Justice Morgan’s interpretation of that direction as meeting the requirements of s. 29.1 represents a liberal and flexible interpretation of that provision. While Justice Morgan recognized the trend in the caselaw towards dismissing for delay when the criteria were not strictly met, he expressly noted that he was prepared to be an outlier that took a more liberal approach that would not automatically see cases dismissed for delay:

[39]  I agree with my colleagues that the purpose of section 29.1 is to put an end to what seems to be chronic stagnation and to ensure that class actions keep moving along. I also agree with them that the wording of the section is strict and applied with that in mind; moreover, I am cognizant of the need for consistency in the way that the section is approached and the operation of what is called “horizontal stare decisis”: R. v. Sullivan2022 SCC 19, at para 6.

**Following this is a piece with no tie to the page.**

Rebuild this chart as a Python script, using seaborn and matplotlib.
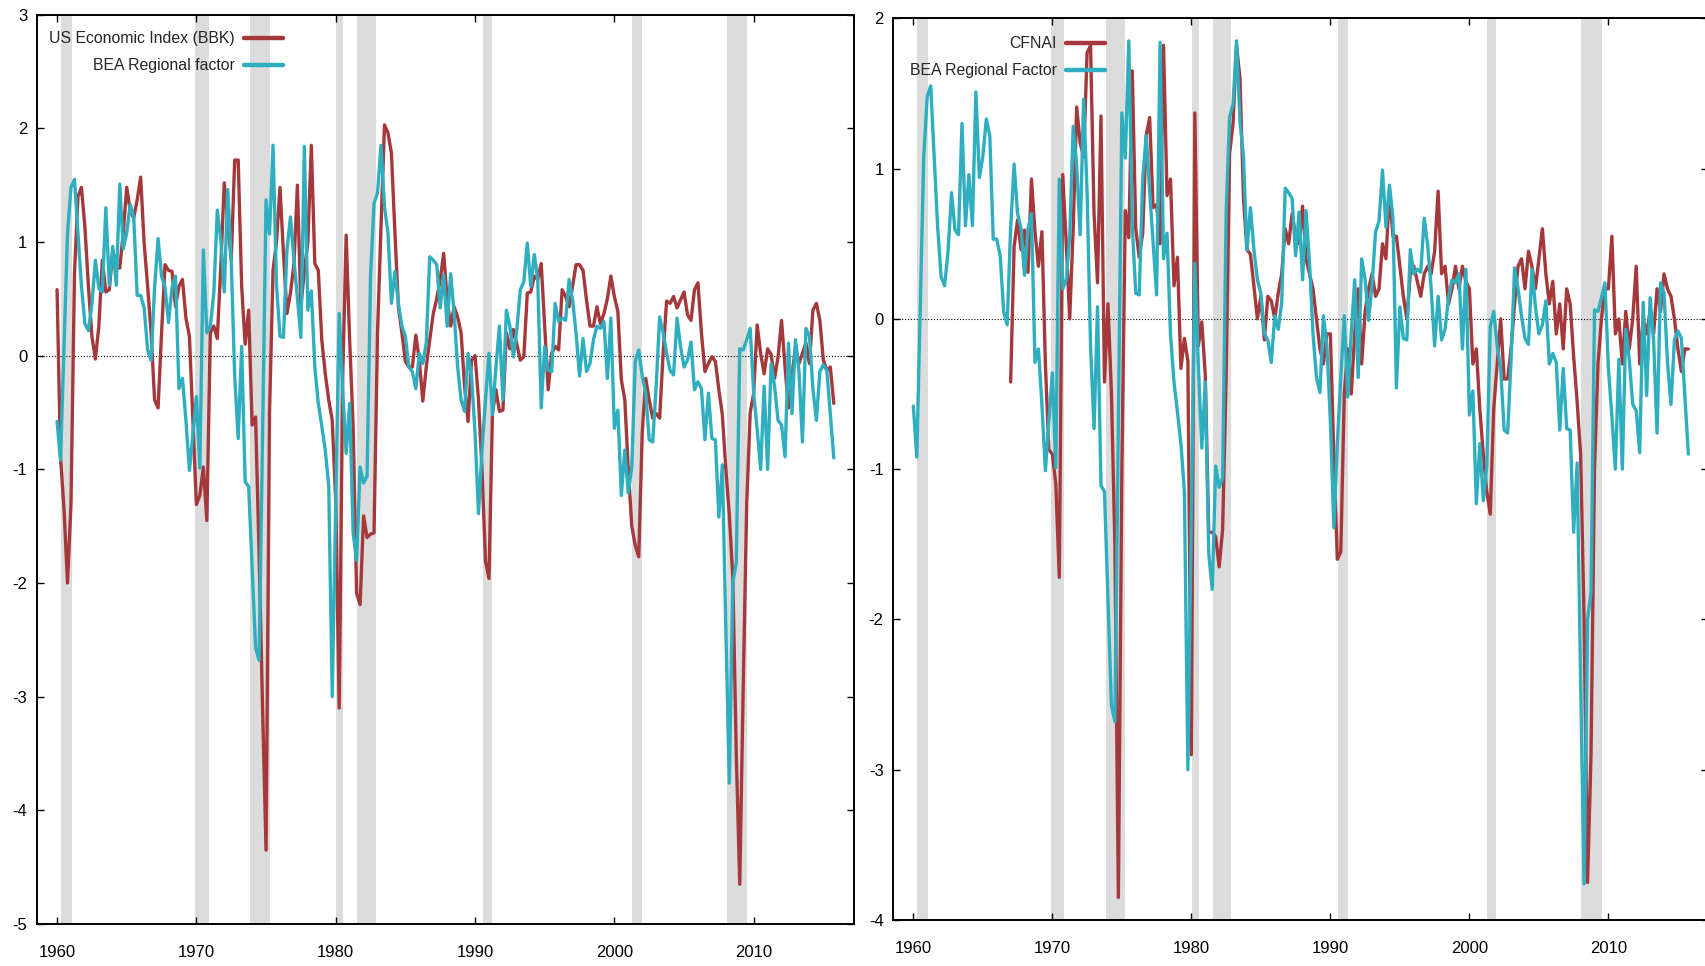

[40]  All of that being the case, I am prepared to be the fifth dentist on sugarless gum. I disagree with the previous judgments insofar as they can be seen to pronounce blanket statements covering all circumstances. My colleagues may have been entirely correct in resolving the cases before them; but in implementing any statutory provision, including section 29.1 of the CPA, context counts.

[41] Plaintiffs’ counsel pointed out in argument that a motion under section 29.1 is not brought before the court registrar to be applied mechanically as an administrative matter. Rather, the motion for dismissal is brought before a judge – in most cases, the case management judge – because it requires adjudication.

[42] The aim of the exercise in a section 29.1 motion is not to implement the section literally no matter what the context or to apply a form of ‘zero tolerance’ regime to the delay question. Like any adjudicative question, it is the court’s role to interpret the statute as befitting the specific context and to apply to the circumstances the purpose that the statute seeks to address: Re Rizzo & Rizzo Shoes Ltd.1998 CanLII 837 (SCC), [1998] 1 SCR 27, at para. 27. Adjudication of a delay question necessarily requires a careful consideration of the factual/procedural distinctiveness of the case at bar.

Justice Morgan’s decision is very much an outlier among cases decided under s. 29.1. Thus far, the approach taken by the courts under section 29.1 has been to combine a) a strictly construed dismissal for delay provision with b) the possibility, as noted in Bourque v Insight Productions, that such a dismissal would not preclude a new action being brought in relation to the same subject matter by a different representative plaintiff. That construction of s. 29.1 ensures that any particular action must be moved forward by class counsel in an efficient manner, while not prejudicing the class by barring them from the courtroom entirely if one particular case happens to be thrown out. Justice Morgan’s decision, by contrast, suggests a more permissive approach for dismissal for delay that would broadly construe the term “timetable” in s 29.1(c) such that the action will not be dismissed for delay as long as there is some court approved movement in the case, even in the absence of a formal timetable to move the action forward.

While the impetus behind Justice Morgan’s decision in any individual case is understandable, there is significant merit in a more strict application of s. 29.1. There is a long history of a subset of class proceedings lingering for years without being advanced. Section 29.1 was introduced in order to provide clear direction to plaintiffs’ counsel as to what they need to do to advance those actions. Indeed, it is not particularly onerous to comply with the strict language of s. 29.1: either deliver certification materials or have a clear and specific timetable for steps to advance the action in place as of the date on which the case would otherwise be dismissed. By stretching the language of the term “timetable”, the Court’s decision risks undermining the salutary effects of s. 29.1 in keeping actions moving forward. Whether the decision in this case will be followed remains to be seen.